• [Collected material]
start
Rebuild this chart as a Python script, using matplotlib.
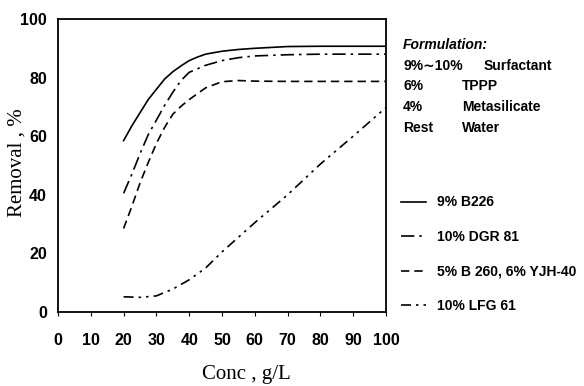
import numpy as np
import matplotlib
matplotlib.use('Agg')
from matplotlib import pyplot as plt

#%% Data

conc_b226 = [20, 22.5, 25, 27.5, 30, 32.5, 35, 37.5, 40, 42.5, 45, 50, 55, 60, 70, 80, 90, 100]
rem_b226  = [58.5, 63.5, 68, 72.5, 76, 79.5, 82, 84, 85.8, 87, 88, 89, 89.6, 90, 90.6, 90.7, 90.7, 90.7]

conc_dgr = [20, 22.5, 25, 27.5, 30, 32.5, 35, 37.5, 40, 45, 50, 55, 60, 70, 80, 90, 100]
rem_dgr  = [40.5, 47, 54, 60.5, 65.5, 70.5, 75, 79, 81.8, 84.2, 85.8, 86.8, 87.4, 87.8, 88, 88, 88]

conc_b260 = [20, 22.5, 25, 27.5, 30, 32.5, 35, 37.5, 40, 45, 50, 55, 60, 70, 80, 90, 100]
rem_b260  = [28.5, 36, 44, 51, 57.5, 63, 67.5, 70.2, 72.5, 76.5, 78.6, 79, 78.8, 78.7, 78.7, 78.7, 78.7]

conc_lfg = [20, 25, 30, 35, 40, 45, 50, 55, 60, 70, 80, 90, 100]
rem_lfg  = [5.2, 5, 5.5, 7.8, 11, 15, 20.5, 25.5, 30.5, 40, 50.5, 60, 69.8]

labels = ['9% B226', '10% DGR 81', '5% B 260, 6% YJH-40', '10% LFG 61']
xticks = [0, 10, 20, 30, 40, 50, 60, 70, 80, 90, 100]
yticks = [0, 20, 40, 60, 80, 100]

formulation = [('9%\u223c10%', 'Surfactant'), ('6%', 'TPPP'), ('4%', 'Metasilicate'), ('Rest', 'Water')]

#%% Plot

sans = ['Liberation Sans', 'DejaVu Sans']
serif = 'Liberation Serif'
fs = 10

fig = plt.figure(figsize=(5.84, 3.86), dpi=100)
ax = fig.add_axes([58/584, 1-312/386, (386-58)/584, (312-19)/386])

lw = 1.2
ax.plot(conc_b226, rem_b226, color='k', lw=lw, ls='-', label=labels[0])
ax.plot(conc_dgr, rem_dgr, color='k', lw=lw, ls=(0, (8, 3, 1.5, 3)), label=labels[1])
ax.plot(conc_b260, rem_b260, color='k', lw=lw, ls=(0, (5, 3)), label=labels[2])
ax.plot(conc_lfg, rem_lfg, color='k', lw=lw, ls=(0, (6, 3, 1.5, 3, 1.5, 3)), label=labels[3])

ax.set_xlim(0, 100)
ax.set_ylim(0, 100)
ax.set_xticks(xticks)
ax.set_yticks(yticks)
ax.tick_params(axis='x', direction='out', length=3, width=0.8, pad=12)
ax.tick_params(axis='y', length=0, pad=8)
for lab in ax.get_xticklabels() + ax.get_yticklabels():
    lab.set_fontfamily(sans)
    lab.set_fontweight('bold')
    lab.set_fontsize(11.5)
for s in ax.spines.values():
    s.set_linewidth(1.3)

fig.text(17/584, 1-163/386, 'Removal , %', rotation=90, ha='center', va='center',
         family=serif, fontsize=15)
fig.text(246/584, 1-375/386, 'Conc , g/L', ha='center', va='center',
         family=serif, fontsize=15)

# Formulation block
fig.text(403/584, 1-45/386, 'Formulation:', ha='left', va='center', family=sans,
         fontweight='bold', fontstyle='italic', fontsize=fs)
col2 = [484, 462, 462, 462]
for k, (a, b) in enumerate(formulation):
    y = 1-(66+20.5*k)/386
    fig.text(403/584, y, a, ha='left', va='center', family=sans, fontweight='bold', fontsize=fs)
    fig.text(col2[k]/584, y, b, ha='left', va='center', family=sans, fontweight='bold', fontsize=fs)

leg = ax.legend(loc='upper left', bbox_to_anchor=(388/584, 1-183/386),
                bbox_transform=fig.transFigure, frameon=False,
                prop={'family': sans, 'weight': 'bold', 'size': fs},
                handlelength=1.8, handletextpad=0.85, labelspacing=1.48)

plt.savefig('out.png', dpi=100)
end
• [Exercise objective]
Starting at the first line of the material, output exactly the lines up to and including the one with "1-312/386, (386-58)/584, (312-19)/386])". Do not include the pictures.

• [Exercise output]
Rebuild this chart as a Python script, using matplotlib.
import numpy as np
import matplotlib
matplotlib.use('Agg')
from matplotlib import pyplot as plt

#%% Data

conc_b226 = [20, 22.5, 25, 27.5, 30, 32.5, 35, 37.5, 40, 42.5, 45, 50, 55, 60, 70, 80, 90, 100]
rem_b226  = [58.5, 63.5, 68, 72.5, 76, 79.5, 82, 84, 85.8, 87, 88, 89, 89.6, 90, 90.6, 90.7, 90.7, 90.7]

conc_dgr = [20, 22.5, 25, 27.5, 30, 32.5, 35, 37.5, 40, 45, 50, 55, 60, 70, 80, 90, 100]
rem_dgr  = [40.5, 47, 54, 60.5, 65.5, 70.5, 75, 79, 81.8, 84.2, 85.8, 86.8, 87.4, 87.8, 88, 88, 88]

conc_b260 = [20, 22.5, 25, 27.5, 30, 32.5, 35, 37.5, 40, 45, 50, 55, 60, 70, 80, 90, 100]
rem_b260  = [28.5, 36, 44, 51, 57.5, 63, 67.5, 70.2, 72.5, 76.5, 78.6, 79, 78.8, 78.7, 78.7, 78.7, 78.7]

conc_lfg = [20, 25, 30, 35, 40, 45, 50, 55, 60, 70, 80, 90, 100]
rem_lfg  = [5.2, 5, 5.5, 7.8, 11, 15, 20.5, 25.5, 30.5, 40, 50.5, 60, 69.8]

labels = ['9% B226', '10% DGR 81', '5% B 260, 6% YJH-40', '10% LFG 61']
xticks = [0, 10, 20, 30, 40, 50, 60, 70, 80, 90, 100]
yticks = [0, 20, 40, 60, 80, 100]

formulation = [('9%\u223c10%', 'Surfactant'), ('6%', 'TPPP'), ('4%', 'Metasilicate'), ('Rest', 'Water')]

#%% Plot

sans = ['Liberation Sans', 'DejaVu Sans']
serif = 'Liberation Serif'
fs = 10

fig = plt.figure(figsize=(5.84, 3.86), dpi=100)
ax = fig.add_axes([58/584, 1-312/386, (386-58)/584, (312-19)/386])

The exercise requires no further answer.